## MATERIAL PROVIDED

• • •

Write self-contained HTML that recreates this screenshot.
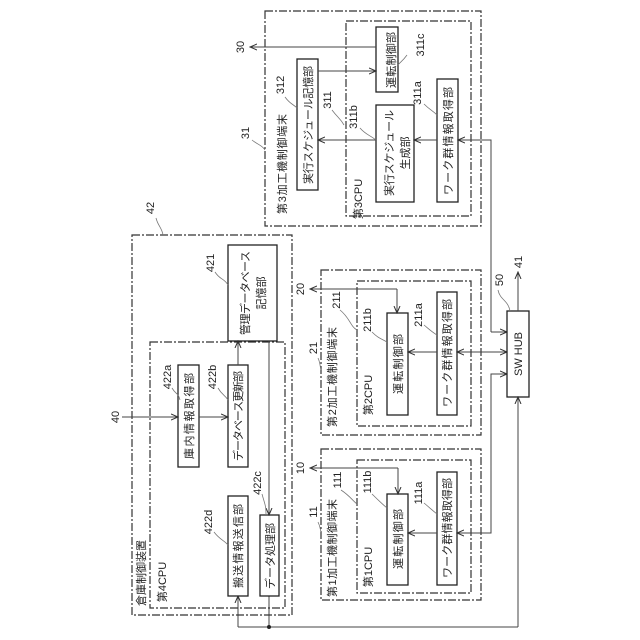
<!DOCTYPE html>
<html><head><meta charset="utf-8"><style>
html,body{margin:0;padding:0;background:#fff}
svg{display:block}
text{font-family:"Liberation Sans","Noto Sans CJK JP",sans-serif;fill:#222}
.b{fill:#fff;stroke:#222;stroke-width:1.3}
.o{fill:none;stroke:#333;stroke-width:1.2;stroke-dasharray:8 2 2 2}
.l{fill:none;stroke:#444;stroke-width:1}
.ld{fill:none;stroke:#777;stroke-width:0.8}
</style></head><body>
<svg width="640" height="640" viewBox="0 0 640 640" xmlns="http://www.w3.org/2000/svg">
<defs><marker id="a" markerWidth="8" markerHeight="8" refX="7" refY="4" orient="auto" markerUnits="userSpaceOnUse"><path d="M0,1 L7,4 L0,7" fill="none" stroke="#333" stroke-width="1"/></marker></defs>

<!-- Box 31 -->
<rect class="o" x="265" y="11" width="216" height="215"/>
<rect class="o" x="346" y="21" width="125" height="195"/>
<rect class="b" x="376" y="27" width="22" height="65"/>
<rect class="b" x="297" y="59" width="21" height="131"/>
<rect class="b" x="376" y="105" width="38" height="97"/>
<rect class="b" x="437" y="79" width="21" height="123"/>
<line class="l" x1="376" y1="47" x2="250" y2="47" marker-end="url(#a)"/>
<line class="l" x1="318" y1="71" x2="376" y2="71" marker-end="url(#a)"/>
<line class="l" x1="376" y1="140" x2="318" y2="140" marker-end="url(#a)"/>
<line class="l" x1="437" y1="140" x2="414" y2="140" marker-end="url(#a)"/>
<polyline class="l" points="491,332 491,140 458,140" marker-end="url(#a)"/>
<line class="l" x1="491" y1="332" x2="507" y2="332" marker-end="url(#a)"/>

<g font-size="11">
<text transform="translate(391,60) rotate(-90)" text-anchor="middle" dy="4" textLength="56">運転制御部</text>
<text transform="translate(308,125) rotate(-90)" text-anchor="middle" dy="4" textLength="118">実行スケジュール記憶部</text>
<text transform="translate(389,153) rotate(-90)" text-anchor="middle" dy="4" textLength="86">実行スケジュール</text>
<text transform="translate(405,153) rotate(-90)" text-anchor="middle" dy="4">生成部</text>
<text transform="translate(448,141) rotate(-90)" text-anchor="middle" dy="4" textLength="108">ワーク群情報取得部</text>
<text transform="translate(282,164) rotate(-90)" text-anchor="middle" dy="4" textLength="100">第3加工機制御端末</text>
<text transform="translate(358,199) rotate(-90)" text-anchor="middle" dy="4">第3CPU</text>
</g>
<g font-size="11">
<text transform="translate(240,47) rotate(-90)" text-anchor="middle" dy="4">30</text>
<text transform="translate(280,85) rotate(-90)" text-anchor="middle" dy="4">312</text>
<text transform="translate(327,100) rotate(-90)" text-anchor="middle" dy="4">311</text>
<text transform="translate(353,117) rotate(-90)" text-anchor="middle" dy="4">311b</text>
<text transform="translate(420,45) rotate(-90)" text-anchor="middle" dy="4">311c</text>
<text transform="translate(417,93) rotate(-90)" text-anchor="middle" dy="4">311a</text>
<text transform="translate(245,133) rotate(-90)" text-anchor="middle" dy="4">31</text>
</g>

<!-- Box 21 -->
<rect class="o" x="321" y="270" width="160" height="165"/>
<rect class="o" x="357" y="281" width="114" height="145"/>
<rect class="b" x="387" y="313" width="21" height="102"/>
<rect class="b" x="437" y="292" width="20" height="123"/>
<polyline class="l" points="397,289 310,289"  marker-end="url(#a)"/>
<polyline class="l" points="397,289 397,313" marker-end="url(#a)"/>
<line class="l" x1="437" y1="352" x2="408" y2="352" marker-end="url(#a)"/>
<line class="l" x1="480" y1="352" x2="457" y2="352" marker-end="url(#a)"/>
<line class="l" x1="470" y1="352" x2="507" y2="352" marker-end="url(#a)"/>
<g font-size="11">
<text transform="translate(398,364) rotate(-90)" text-anchor="middle" dy="4" textLength="60">運転制御部</text>
<text transform="translate(447,353) rotate(-90)" text-anchor="middle" dy="4" textLength="108">ワーク群情報取得部</text>
<text transform="translate(332,377) rotate(-90)" text-anchor="middle" dy="4" textLength="100">第2加工機制御端末</text>
<text transform="translate(368,395) rotate(-90)" text-anchor="middle" dy="4">第2CPU</text>
</g>
<g font-size="11">
<text transform="translate(300,289) rotate(-90)" text-anchor="middle" dy="4">20</text>
<text transform="translate(313,348) rotate(-90)" text-anchor="middle" dy="4">21</text>
<text transform="translate(336,300) rotate(-90)" text-anchor="middle" dy="4">211</text>
<text transform="translate(367,320) rotate(-90)" text-anchor="middle" dy="4">211b</text>
<text transform="translate(418,315) rotate(-90)" text-anchor="middle" dy="4">211a</text>
</g>

<!-- Box 11 -->
<rect class="o" x="321" y="449" width="160" height="151"/>
<rect class="o" x="357" y="460" width="114" height="133"/>
<rect class="b" x="387" y="494" width="21" height="91"/>
<rect class="b" x="437" y="472" width="20" height="113"/>
<polyline class="l" points="398,468 310,468" marker-end="url(#a)"/>
<polyline class="l" points="398,468 398,494" marker-end="url(#a)"/>
<line class="l" x1="437" y1="533" x2="408" y2="533" marker-end="url(#a)"/>
<line class="l" x1="480" y1="533" x2="457" y2="533" marker-end="url(#a)"/>
<polyline class="l" points="470,533 491,533 491,374 507,374" marker-end="url(#a)"/>
<g font-size="11">
<text transform="translate(398,539) rotate(-90)" text-anchor="middle" dy="4" textLength="60">運転制御部</text>
<text transform="translate(447,528) rotate(-90)" text-anchor="middle" dy="4" textLength="100">ワーク群情報取得部</text>
<text transform="translate(332,548) rotate(-90)" text-anchor="middle" dy="4" textLength="98">第1加工機制御端末</text>
<text transform="translate(368,567) rotate(-90)" text-anchor="middle" dy="4">第1CPU</text>
</g>
<g font-size="11">
<text transform="translate(300,468) rotate(-90)" text-anchor="middle" dy="4">10</text>
<text transform="translate(313,512) rotate(-90)" text-anchor="middle" dy="4">11</text>
<text transform="translate(337,480) rotate(-90)" text-anchor="middle" dy="4">111</text>
<text transform="translate(367,482) rotate(-90)" text-anchor="middle" dy="4">111b</text>
<text transform="translate(418,493) rotate(-90)" text-anchor="middle" dy="4">111a</text>
</g>

<!-- Hub -->
<rect class="b" x="507" y="311" width="22" height="86"/>
<text transform="translate(518,354) rotate(-90)" text-anchor="middle" dy="4" font-size="11">SW  HUB</text>
<line class="l" x1="518" y1="311" x2="518" y2="272" marker-end="url(#a)"/>
<text transform="translate(518,262) rotate(-90)" text-anchor="middle" dy="4" font-size="11">41</text>
<text transform="translate(499,280) rotate(-90)" text-anchor="middle" dy="4" font-size="11">50</text>
<path class="ld" d="M498,290 C500,300 508,300 510,311"/>
<polyline class="l" points="518,627 518,397" marker-end="url(#a)"/>
<line class="l" x1="518" y1="627" x2="238" y2="627"/>
<line class="l" x1="238" y1="627" x2="238" y2="596" marker-end="url(#a)"/>
<line class="l" x1="269" y1="596" x2="269" y2="627"/>
<circle cx="269" cy="627" r="2" fill="#222"/>

<!-- Warehouse 42 -->
<rect class="o" x="132" y="235" width="160" height="380"/>
<rect class="o" x="150" y="342" width="135" height="266"/>
<rect class="b" x="228" y="245" width="49" height="96"/>
<rect class="b" x="178" y="365" width="21" height="102"/>
<rect class="b" x="228" y="365" width="20" height="102"/>
<rect class="b" x="228" y="496" width="20" height="100"/>
<rect class="b" x="260" y="515" width="19" height="81"/>
<line class="l" x1="122" y1="417" x2="178" y2="417" marker-end="url(#a)"/>
<line class="l" x1="199" y1="417" x2="228" y2="417" marker-end="url(#a)"/>
<line class="l" x1="238" y1="365" x2="238" y2="341" marker-end="url(#a)"/>
<line class="l" x1="269" y1="341" x2="269" y2="515" marker-end="url(#a)"/>
<g font-size="11">
<text transform="translate(245,293) rotate(-90)" text-anchor="middle" dy="4" textLength="84">管理データベース</text>
<text transform="translate(261,293) rotate(-90)" text-anchor="middle" dy="4">記憶部</text>
<text transform="translate(189,416) rotate(-90)" text-anchor="middle" dy="4" textLength="86">庫内情報取得部</text>
<text transform="translate(238,416) rotate(-90)" text-anchor="middle" dy="4" textLength="90">データベース更新部</text>
<text transform="translate(238,546) rotate(-90)" text-anchor="middle" dy="4" textLength="84">搬送情報送信部</text>
<text transform="translate(270,556) rotate(-90)" text-anchor="middle" dy="4" textLength="66">データ処理部</text>
<text transform="translate(141,573) rotate(-90)" text-anchor="middle" dy="4">倉庫制御装置</text>
<text transform="translate(162,582) rotate(-90)" text-anchor="middle" dy="4">第4CPU</text>
</g>
<g font-size="11">
<text transform="translate(150,208) rotate(-90)" text-anchor="middle" dy="4">42</text>
<text transform="translate(115,417) rotate(-90)" text-anchor="middle" dy="4">40</text>
<text transform="translate(210,263) rotate(-90)" text-anchor="middle" dy="4">421</text>
<text transform="translate(167,377) rotate(-90)" text-anchor="middle" dy="4">422a</text>
<text transform="translate(212,377) rotate(-90)" text-anchor="middle" dy="4">422b</text>
<text transform="translate(257,483) rotate(-90)" text-anchor="middle" dy="4">422c</text>
<text transform="translate(208,522) rotate(-90)" text-anchor="middle" dy="4">422d</text>
</g>
<g class="ld">
<path d="M156,218 C158,226 162,228 163,235"/>
<path d="M215,272 C220,280 224,278 228,285"/>
<path d="M172,388 C176,395 178,392 180,400"/>
<path d="M218,388 C222,395 225,395 228,400"/>
<path d="M262,494 C265,505 266,505 266,515"/>
<path d="M214,532 C220,540 224,540 228,545"/>
<path d="M285,97 C290,104 293,104 297,108"/>
<path d="M332,110 C338,118 340,118 344,125"/>
<path d="M360,128 C366,135 370,135 376,140"/>
<path d="M407,55 C402,62 400,62 398,65"/>
<path d="M424,104 C430,110 432,110 437,115"/>
<path d="M252,140 C258,145 262,145 265,150"/>
<path d="M318,358 C320,362 320,366 321,370"/>
<path d="M340,310 C350,318 350,326 357,330"/>
<path d="M372,332 C378,338 380,338 387,342"/>
<path d="M424,325 C430,330 432,332 437,335"/>
<path d="M318,522 C320,526 320,528 321,532"/>
<path d="M341,490 C350,496 352,500 357,504"/>
<path d="M372,494 C378,500 380,502 387,508"/>
<path d="M424,503 C430,508 432,510 437,514"/>
</g>
</svg>
</body></html>
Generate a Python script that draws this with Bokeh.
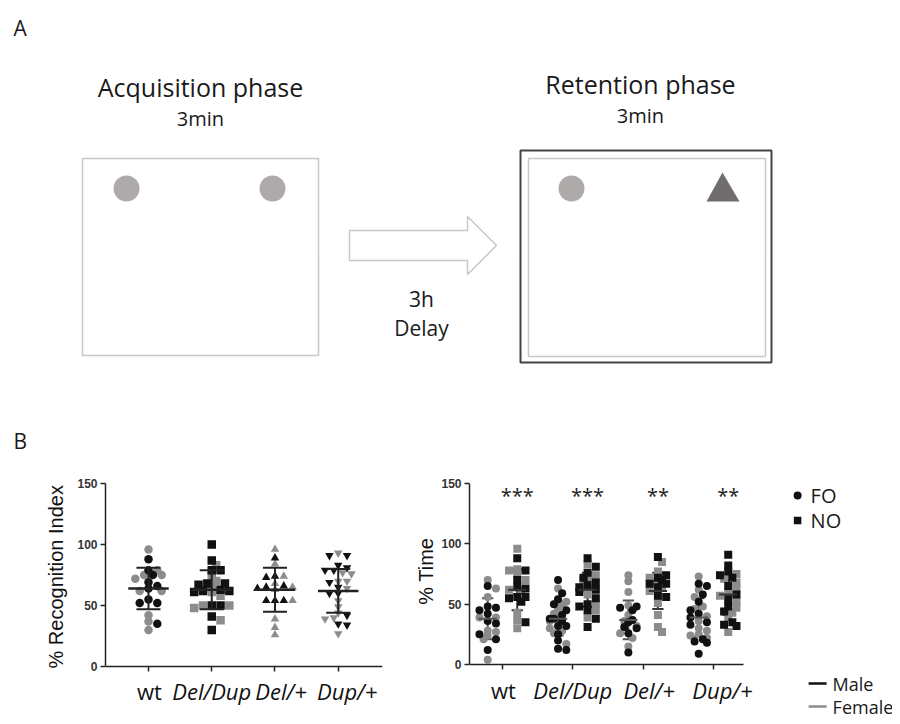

• • •

## WHAT IS REQUIRED
Copy every line in the listing above where the string "this" turns up.

## TASK ANSWER
Write self-contained HTML that recreates this screenshot.
Generate a Python script that draws this with Bokeh.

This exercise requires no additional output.